Given that it was unexpectedly warm and sunny, and as we were passing a couple of heathlands on the way back home, I suggested we give one of them 20 minutes with the Large Red-belted Clearwing lure. This creature is a target for #MyMothYear, mainly because it has tormented me in two previous springs (when I have seen with the naked eye, but neither caught nor photographed males attracted to lures). So we whopped out a couple of bungs. I asked Sharon to keep her eye on one while I went for a wander to look for exit holes. "What shall I look for? she understandably asked. A black wasp, I said. Thirty seconds later... "James... there's a wasp here!" What colour is it?" "Black..." I sprinted through the heather and birch saplings and arrived to clasp eyes on a clearwing buzzing the lures. A deft (by my clumsy standards) swish of the net later and the Large Red-belted Clearwing was swiftly potted. Norfolk's earliest ever record... by one day! What a result. I was over the proverbial. We brought my portable photographic studio into play for the first time, then cut our losses and headed for the school run. What a birthday present!

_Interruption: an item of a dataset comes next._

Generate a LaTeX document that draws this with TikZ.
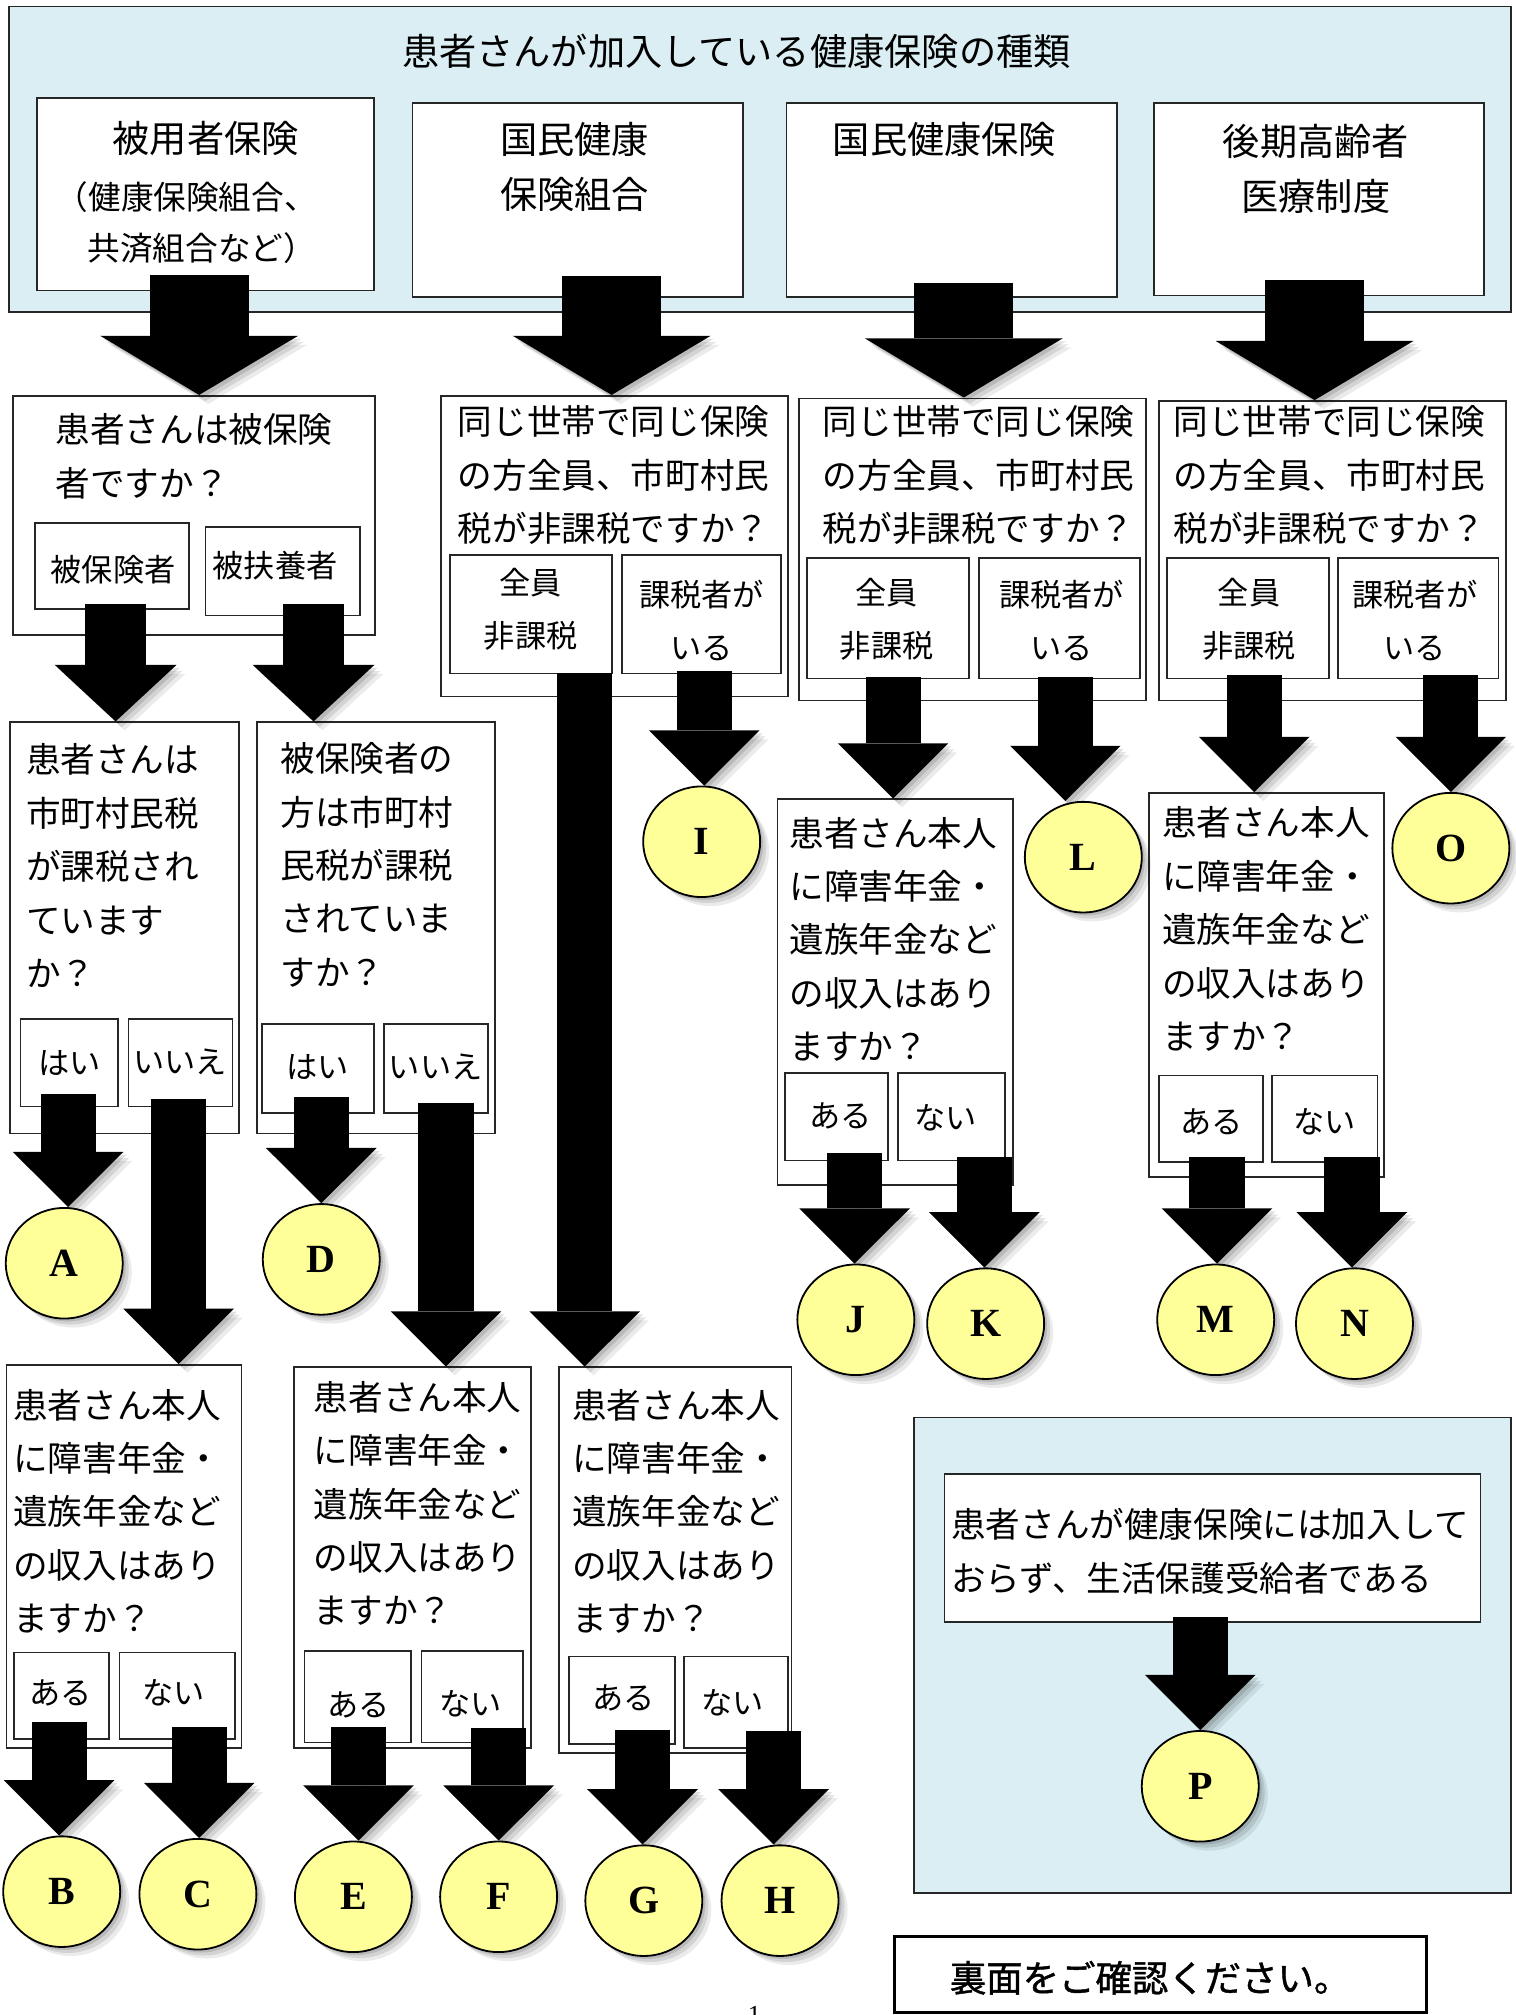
\documentclass[tikz,border=0pt]{standalone}
\usepackage{fontspec}
\setmainfont{Liberation Serif}
\newfontfamily\jp{Noto Sans CJK JP}
\newfontfamily\jpb[FakeBold=1.2]{Noto Sans CJK JP}
\usetikzlibrary{arrows.meta,shapes.geometric,fit}
\definecolor{panelblue}{HTML}{DAEEF3}
\definecolor{circyellow}{HTML}{FFFF99}
\pgfdeclarelayer{arr}
\pgfdeclarelayer{fg}
\pgfsetlayers{main,arr,fg}
\tikzset{
  panel/.style={draw=black!85, line width=0.9pt, fill=panelblue, inner sep=0pt},
  box/.style={draw=black!85, line width=0.85pt, fill=white, inner sep=0pt},
  subbox/.style={draw=black!85, line width=0.85pt, fill=white, inner sep=0pt},
  bodytxt/.style={font=\jp\fontsize{17.3}{26.7}\selectfont, inner sep=0pt, align=left, anchor=north west},
  headtxt/.style={font=\jp\fontsize{18.6}{27.6}\selectfont, inner sep=0pt, align=center, anchor=north},
  paren/.style={font=\jp\fontsize{16.3}{16.3}\selectfont, inner sep=0pt, anchor=center},
  subtxt/.style={font=\jp\fontsize{15.6}{26.5}\selectfont, inner sep=0pt, align=center, anchor=north},
  subc/.style={subtxt, anchor=center},
  softshadow/.style={
    preaction={fill=black, opacity=0.08, transform canvas={shift={(4.5pt,-4.5pt)}}},
    preaction={fill=black, opacity=0.10, transform canvas={shift={(3pt,-3pt)}}},
    preaction={fill=black, opacity=0.12, transform canvas={shift={(1.5pt,-1.5pt)}}}},
  arrshadow/.style={
    preaction={draw=black, opacity=0.08, transform canvas={shift={(4.5pt,-4.5pt)}}},
    preaction={draw=black, opacity=0.10, transform canvas={shift={(3pt,-3pt)}}},
    preaction={draw=black, opacity=0.12, transform canvas={shift={(1.5pt,-1.5pt)}}}},
  circ/.style={ellipse, draw=black, line width=0.9pt, fill=circyellow,
    minimum width=58.5pt, minimum height=55.3pt, inner sep=0pt,
    font=\bfseries\fontsize{20}{20}\selectfont, softshadow},
  bigarr/.style={arrshadow, draw=black, line width=49.5pt,
    -{Triangle[width=99pt, length=29.6pt, line width=0pt]}},
  midarr/.style={arrshadow, draw=black, line width=30.8pt,
    -{Triangle[width=61pt, length=28.3pt, line width=0pt]}},
  smallarr/.style={arrshadow, draw=black, line width=27.6pt,
    -{Triangle[width=55.3pt, length=27.6pt, line width=0pt]}},
}
\begin{document}
\begin{tikzpicture}[x=0.6425pt, y=-0.6425pt]
\useasboundingbox (0,0) rectangle (1179,1568);

% ---------- top banner ----------
\node[panel, fit={(7,5)(1176,243)}] (banner) {};
\node[headtxt, anchor=center] (title) at (573,40) {患者さんが加入している健康保険の種類};

\node[box, fit={(29,76)(291,226)}] (t1) {};
\node[headtxt, anchor=center] (t1a) at (160,108) {被用者保険};
\node[paren] (t1b) at (145,153) {（健康保険組合、};
\node[paren] (t1c) at (157,193) {共済組合など）};

\node[box, fit={(321,80)(578,231)}] (t2) {};
\node[headtxt] (t2a) at (447,95) {国民健康\\保険組合};

\node[box, fit={(612,80)(869,231)}] (t3) {};
\node[headtxt] (t3a) at (735,95) {国民健康保険};

\node[box, fit={(898,80)(1155,230)}] (t4) {};
\node[headtxt] (t4a) at (1024,96) {後期高齢者\\医療制度};

% ---------- row 2 ----------
\node[box, fit={(10,308)(292,494)}] (q1) {};
\node[bodytxt] (q1t) at (43,321.5) {患者さんは被保険\\者ですか？};
\node[subbox, fit={(27,407)(147,474)}] (q1y) {};
\node[subc] (q1yt) at (88,443) {被保険者};
\node[subbox, fit={(160,410)(280,479)}] (q1n) {};
\node[subc] (q1nt) at (214,440) {被扶養者};

\node[box, fit={(343,308)(613,542)}] (q2) {};
\node[bodytxt] (q2t) at (356,315.5) {同じ世帯で同じ保険\\の方全員、市町村民\\税が非課税ですか？};
\node[subbox, fit={(350,432)(476,524)}] (q2y) {};
\node[subtxt] (q2yt) at (413,442) {全員\\非課税};
\node[subbox, fit={(484,432)(608,524)}] (q2n) {};
\node[subtxt] (q2nt) at (546,451) {課税者が\\いる};

\node[box, fit={(622,310)(892,545)}] (q3) {};
\node[bodytxt] (q3t) at (640,315.5) {同じ世帯で同じ保険\\の方全員、市町村民\\税が非課税ですか？};
\node[subbox, fit={(628,434)(754,528)}] (q3y) {};
\node[subtxt] (q3yt) at (690,450) {全員\\非課税};
\node[subbox, fit={(762,434)(887,528)}] (q3n) {};
\node[subtxt] (q3nt) at (826,451) {課税者が\\いる};

\node[box, fit={(902,312)(1172,545)}] (q4) {};
\node[bodytxt] (q4t) at (913,315.5) {同じ世帯で同じ保険\\の方全員、市町村民\\税が非課税ですか？};
\node[subbox, fit={(908,434)(1034,528)}] (q4y) {};
\node[subtxt] (q4yt) at (972,450) {全員\\非課税};
\node[subbox, fit={(1041,434)(1166,528)}] (q4n) {};
\node[subtxt] (q4nt) at (1101,451) {課税者が\\いる};

% ---------- row 3 ----------
\node[box, fit={(8,562)(186,882)}] (r1) {};
\node[bodytxt] (r1t) at (20,578.5) {患者さんは\\市町村民税\\が課税され\\ています\\か？};
\node[subbox, fit={(16,793)(92,861)}] (r1y) {};
\node[subc] (r1yt) at (54,827) {はい};
\node[subbox, fit={(100,793)(181,861)}] (r1n) {};
\node[subc] (r1nt) at (140,826) {いいえ};

\node[box, fit={(200,562)(385,882)}] (r2) {};
\node[bodytxt] (r2t) at (218,577.5) {被保険者の\\方は市町村\\民税が課税\\されていま\\すか？};
\node[subbox, fit={(204,797)(291,866)}] (r2y) {};
\node[subc] (r2yt) at (247,830) {はい};
\node[subbox, fit={(299,797)(380,866)}] (r2n) {};
\node[subc] (r2nt) at (339,830) {いいえ};

\node[box, fit={(605,622)(788,922)}] (r3) {};
\node[bodytxt] (r3t) at (614,635.5) {患者さん本人\\に障害年金・\\遺族年金など\\の収入はあり\\ますか？};
\node[subbox, fit={(611,835)(691,903)}] (r3y) {};
\node[subc] (r3yt) at (654,868) {ある};
\node[subbox, fit={(699,835)(782,903)}] (r3n) {};
\node[subc] (r3nt) at (736,870) {ない};

\node[box, fit={(894,617)(1077,916)}] (r4) {};
\node[bodytxt] (r4t) at (904,627.5) {患者さん本人\\に障害年金・\\遺族年金など\\の収入はあり\\ますか？};
\node[subbox, fit={(902,837)(983,904)}] (r4y) {};
\node[subc] (r4yt) at (943,873) {ある};
\node[subbox, fit={(990,837)(1072,904)}] (r4n) {};
\node[subc] (r4nt) at (1031,873) {ない};

% ---------- row 4 ----------
\node[box, fit={(5,1062)(188,1360)}] (s1) {};
\node[bodytxt] (s1t) at (10,1080.5) {患者さん本人\\に障害年金・\\遺族年金など\\の収入はあり\\ますか？};
\node[subbox, fit={(11,1286)(85,1353)}] (s1y) {};
\node[subc] (s1yt) at (47,1317) {ある};
\node[subbox, fit={(93,1286)(183,1353)}] (s1n) {};
\node[subc] (s1nt) at (135,1317) {ない};

\node[box, fit={(229,1064)(413,1360)}] (s2) {};
\node[bodytxt] (s2t) at (244,1074.5) {患者さん本人\\に障害年金・\\遺族年金など\\の収入はあり\\ますか？};
\node[subbox, fit={(237,1285)(320,1356)}] (s2y) {};
\node[subc] (s2yt) at (279,1327) {ある};
\node[subbox, fit={(328,1285)(407,1356)}] (s2n) {};
\node[subc] (s2nt) at (366,1326) {ない};

\node[box, fit={(435,1064)(616,1364)}] (s3) {};
\node[bodytxt] (s3t) at (445,1080.5) {患者さん本人\\に障害年金・\\遺族年金など\\の収入はあり\\ますか？};
\node[subbox, fit={(443,1289)(525,1357)}] (s3y) {};
\node[subc] (s3yt) at (485,1321) {ある};
\node[subbox, fit={(532,1289)(613,1360)}] (s3n) {};
\node[subc] (s3nt) at (570,1325) {ない};

% ---------- bottom right panel ----------
\node[panel, fit={(711,1103)(1176,1473)}] (pp) {};
\node[box, fit={(735,1147)(1152,1262)}] (pbox) {};
\node[bodytxt] (pboxt) at (740,1173.5) {患者さんが健康保険には加入して\\おらず、生活保護受給者である};

% ---------- footer ----------
\node[draw=black, line width=1.4pt, fill=white, inner sep=0pt, fit={(696,1507)(1110,1566)}] (foot) {};
\node[font=\jpb\fontsize{18.2}{18.2}\selectfont, inner sep=0pt] (foott) at (895,1539) {裏面をご確認ください。};
\node[font=\fontsize{13}{13}\selectfont, anchor=north, inner sep=0pt] (pg) at (587,1561) {1};

% ---------- result circles ----------
\begin{pgfonlayer}{fg}
\node[circ] (A) at (50,983) {A};
\node[circ] (D) at (250,980) {D};
\node[circ] (I) at (546,655) {I};
\node[circ] (L) at (843,667) {L};
\node[circ] (O) at (1129,660) {O};
\node[circ] (J) at (666,1027) {J};
\node[circ] (K) at (767,1030) {K};
\node[circ] (M) at (946,1027) {M};
\node[circ] (N) at (1054,1030) {N};
\node[circ] (B) at (48,1472) {B};
\node[circ] (C) at (154,1474) {C};
\node[circ] (E) at (275,1476) {E};
\node[circ] (F) at (388,1476) {F};
\node[circ] (G) at (501,1479) {G};
\node[circ] (H) at (607,1479) {H};
\node[circ] (P) at (934,1390) {P};
\end{pgfonlayer}

% ---------- block arrows ----------
\begin{pgfonlayer}{arr}
\coordinate (a1s) at (155,214);
\coordinate (a2s) at (476,215);
\coordinate (a3s) at (750,220);
\coordinate (a4s) at (1023,218);
\draw[bigarr] (a1s) -- (a1s |- q1.north);
\draw[bigarr] (a2s) -- (a2s |- q2.north);
\draw[bigarr] (a3s) -- (a3s |- q3.north);
\draw[bigarr] (a4s) -- (a4s |- q4.north);

\coordinate (b1s) at (90,470);
\coordinate (b2s) at (244,470);
\coordinate (b3s) at (455,524);
\coordinate (b4s) at (548,522);
\coordinate (b5s) at (695,527);
\coordinate (b6s) at (829,527);
\coordinate (b7s) at (976,525);
\coordinate (b8s) at (1129,525);
\draw[midarr] (b1s) -- (b1s |- r1.north);
\draw[midarr] (b2s) -- (b2s |- r2.north);
\draw[smallarr] (b3s) -- (b3s |- s3.north);
\draw[smallarr] (b4s) -- (b4s |- I.north);
\draw[smallarr] (b5s) -- (b5s |- r3.north);
\draw[smallarr] (b6s) -- (b6s |- L.north);
\draw[smallarr] (b7s) -- (b7s |- r4.north);
\draw[smallarr] (b8s) -- (b8s |- O.north);

\coordinate (c1s) at (53,851);
\coordinate (c2s) at (139,855);
\coordinate (c3s) at (250,854);
\coordinate (c4s) at (347,858);
\coordinate (c5s) at (665,897);
\coordinate (c6s) at (766,900);
\coordinate (c7s) at (947,900);
\coordinate (c8s) at (1052,900);
\draw[smallarr] (c1s) -- (c1s |- A.north);
\draw[smallarr] (c2s) -- (c2s |- s1.north);
\draw[smallarr] (c3s) -- (c3s |- D.north);
\draw[smallarr] (c4s) -- (c4s |- s2.north);
\draw[smallarr] (c5s) -- (c5s |- J.north);
\draw[smallarr] (c6s) -- (c6s |- K.north);
\draw[smallarr] (c7s) -- (c7s |- M.north);
\draw[smallarr] (c8s) -- (c8s |- N.north);

\coordinate (d1s) at (46,1340);
\coordinate (d2s) at (155,1344);
\coordinate (d3s) at (279,1344);
\coordinate (d4s) at (388,1345);
\coordinate (d5s) at (500,1346);
\coordinate (d6s) at (602,1347);
\draw[smallarr] (d1s) -- (d1s |- B.north);
\draw[smallarr] (d2s) -- (d2s |- C.north);
\draw[smallarr] (d3s) -- (d3s |- E.north);
\draw[smallarr] (d4s) -- (d4s |- F.north);
\draw[smallarr] (d5s) -- (d5s |- G.north);
\draw[smallarr] (d6s) -- (d6s |- H.north);

\coordinate (e1s) at (934,1258);
\draw[smallarr] (e1s) -- (e1s |- P.north);
\end{pgfonlayer}
\end{tikzpicture}
\end{document}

We then braved the gauntlet of Brown-tail Moths at Gramborough Hill. How we made it past them alive is beyond me. Life in hands moments, they were. The authorities really ought to close the countryside before these dastardly killers take over every bramble patch there is, and provide food for an excess of Mediterranean moth-munching corvid-parasitisers. Or something.
On Monday, my wife and I agreed a birthday plan for Wednesday: we would have a stroll around Salthouse and Kelling. On Tuesday, a Great Spotted Cuckoo was found there, then disappeared. On Wednesday it was rebound, we arrived for our stroll... and dipped. A nice walk, nevertheless, with plenty of butterflies on the wing, particularly Orange Tips and a male Emperor Moth that fluttered around my rucksack for a bit before plonking itself in the grass (I wasn't carrying lures, so the assumption is that either I or my bag are impregnated). The Three Ws - Whinchat, Wheatear and Whimbrel - were also seen, and a Green Sandpiper flipped over.